EU takes steps to tackle 'lethal highs'

With the number of 'legal' highs on the market rising rapidly, an EU level response to dangerous substances is needed to protect consumers, argues Viviane Reding.

By Viviane Reding

17 Mar 2014

Legal highs – or new psychoactive substances used as alternatives to illicit drugs such as cocaine and ecstasy – are as dangerous as they are widespread. New drugs are mushrooming in Europe, challenging our existing control systems. Every week, more than one new substance is detected somewhere in the EU. And the problem has worsened sharply in recent years: the number of substances identified more than tripled between 2009 and 2013, jumping from 24 to 81 in the space of a year. These substances are easily available, often at the click of a mouse: they are increasingly sold over the internet and have rapidly spread in many EU countries.

The number of users is high – and most of them are young. More than two million people in Europe are taking pills or powders that are sold to them as 'legal' and therefore considered by them as safe. Most of these substances have never been tested on humans and the risks they pose to human health are not always known. Far too often, these 'legal' highs are lethal. These substances can kill or severely damage people's health: they can cause hallucinations, psychiatric problems, delirium, dependence, spread of blood-borne infections such as HIV or hepatitis C among injecting users, and so on – just like illicit drugs do.

"The new rules will make member states' drug policies more effective, resulting in more drugs being banned at EU level and more quickly"

Drugs don't stop at national borders: 80 per cent of new psychoactive substances are reported in more than one member state. Action taken at national level against these substances therefore has limited effectiveness. We have seen this very clearly in the past few years: when Poland closes down shops where these new psychoactive substances are sold, such shops simply reopen across the border, in the Czech Republic, and are sold across the German border. And banning newly detected substances in all EU member states takes time: a minimum of two years under current rules. In a borderless internal market, we need common EU rules to take legal highs off the market – swiftly and in all EU countries.

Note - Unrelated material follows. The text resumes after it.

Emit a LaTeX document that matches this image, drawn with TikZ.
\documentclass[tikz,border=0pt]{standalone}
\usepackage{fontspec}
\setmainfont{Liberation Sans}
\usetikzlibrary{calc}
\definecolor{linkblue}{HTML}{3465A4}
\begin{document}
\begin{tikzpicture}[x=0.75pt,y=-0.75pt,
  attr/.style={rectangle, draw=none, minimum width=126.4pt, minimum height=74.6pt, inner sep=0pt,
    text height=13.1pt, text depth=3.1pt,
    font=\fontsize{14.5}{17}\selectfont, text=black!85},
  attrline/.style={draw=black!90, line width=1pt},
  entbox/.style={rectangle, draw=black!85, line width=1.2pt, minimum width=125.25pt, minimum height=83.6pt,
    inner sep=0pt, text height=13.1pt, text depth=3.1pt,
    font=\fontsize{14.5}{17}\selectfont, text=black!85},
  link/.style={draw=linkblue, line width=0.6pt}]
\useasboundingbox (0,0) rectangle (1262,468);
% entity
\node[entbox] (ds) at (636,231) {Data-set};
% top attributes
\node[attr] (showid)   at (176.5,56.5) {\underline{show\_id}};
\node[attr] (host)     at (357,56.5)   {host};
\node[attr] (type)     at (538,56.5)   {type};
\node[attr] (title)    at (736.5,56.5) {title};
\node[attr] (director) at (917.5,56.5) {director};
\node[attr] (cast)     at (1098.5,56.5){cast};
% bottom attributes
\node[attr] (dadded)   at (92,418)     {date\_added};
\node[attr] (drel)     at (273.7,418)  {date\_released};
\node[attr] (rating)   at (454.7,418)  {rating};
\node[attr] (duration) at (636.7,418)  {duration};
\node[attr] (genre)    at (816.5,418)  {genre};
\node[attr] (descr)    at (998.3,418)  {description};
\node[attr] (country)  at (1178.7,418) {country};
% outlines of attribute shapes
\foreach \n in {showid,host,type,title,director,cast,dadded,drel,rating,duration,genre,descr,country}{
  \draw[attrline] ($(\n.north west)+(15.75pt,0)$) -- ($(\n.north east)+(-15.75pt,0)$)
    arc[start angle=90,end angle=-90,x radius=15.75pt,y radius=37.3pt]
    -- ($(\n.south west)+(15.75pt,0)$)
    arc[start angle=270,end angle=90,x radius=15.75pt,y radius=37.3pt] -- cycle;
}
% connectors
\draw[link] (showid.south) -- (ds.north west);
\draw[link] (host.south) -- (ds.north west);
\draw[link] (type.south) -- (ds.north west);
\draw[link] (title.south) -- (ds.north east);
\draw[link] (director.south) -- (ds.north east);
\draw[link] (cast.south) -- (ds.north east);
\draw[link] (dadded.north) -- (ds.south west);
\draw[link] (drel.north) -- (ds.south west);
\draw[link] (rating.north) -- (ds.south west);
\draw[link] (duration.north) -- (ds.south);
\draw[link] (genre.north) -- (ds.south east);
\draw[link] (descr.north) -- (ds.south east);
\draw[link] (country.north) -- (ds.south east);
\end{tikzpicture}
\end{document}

That is why the European commission put new rules on the table, which were backed by the European parliament's civil liberties, justice and home affairs committee in a vote on 10 March.

Under the new law, harmful new psychoactive substances will be withdrawn quickly from the market, without jeopardising their various legitimate industrial and commercial uses. Speed makes all the difference. With the new rules, the EU would be able to take action much earlier and more quickly. The length of the basic procedure will be cut from 24 to 10 months. In addition, in case of an immediate risk, temporary market bans can be introduced within weeks.

At the moment, the union has a choice between imposing criminal measures to address the substance or taking no action at all. There are cases in which no action is taken at union level because the risk presented by a substance is real but not sufficient to justify criminal measures. The new rules will make member states' drug policies more effective, resulting in more drugs being banned at EU level and more quickly.

The new rules will introduce a more proportionate approach. Around 20 per cent of psychoactive substances have useful legitimate uses. Many are used in the production of medicines. Others have various uses in the chemical or high-tech industry as solvents or cleaning agents. We need to ensure that these legitimate uses can continue, while protecting the consumers from the risks they incur when they consume these substances.

This is why we also propose a smarter and more proportionate system that takes into account the numerous legitimate uses that these substances sometimes have. Under the new, graduated approach, substances posing a moderate risk – that generally does not provoke lethal injuries – will be restricted from the consumer market, and cannot be sold in a shop or over the internet anymore. However, they can still be used in industry.

Substances posing a severe risk – substances that are life-threatening and can cause serious health problems – will be subject to full market restriction. Which means that in addition to being banned from the consumer market, their use in industry will also be restricted and subject to tight conditions. The severe-risk substances will also be subject to common criminal law provisions that include imprisonment, the period of imprisonment depending on the seriousness of the crime.

The parliament's rapporteurs, Jacek Protasiewicz and Teresa Jiménez-Becerril, moved this important file forward. I hope now we can continue to make swift progress in parliament and in the council. Europeans are waiting; our response needs to be strong and decisive.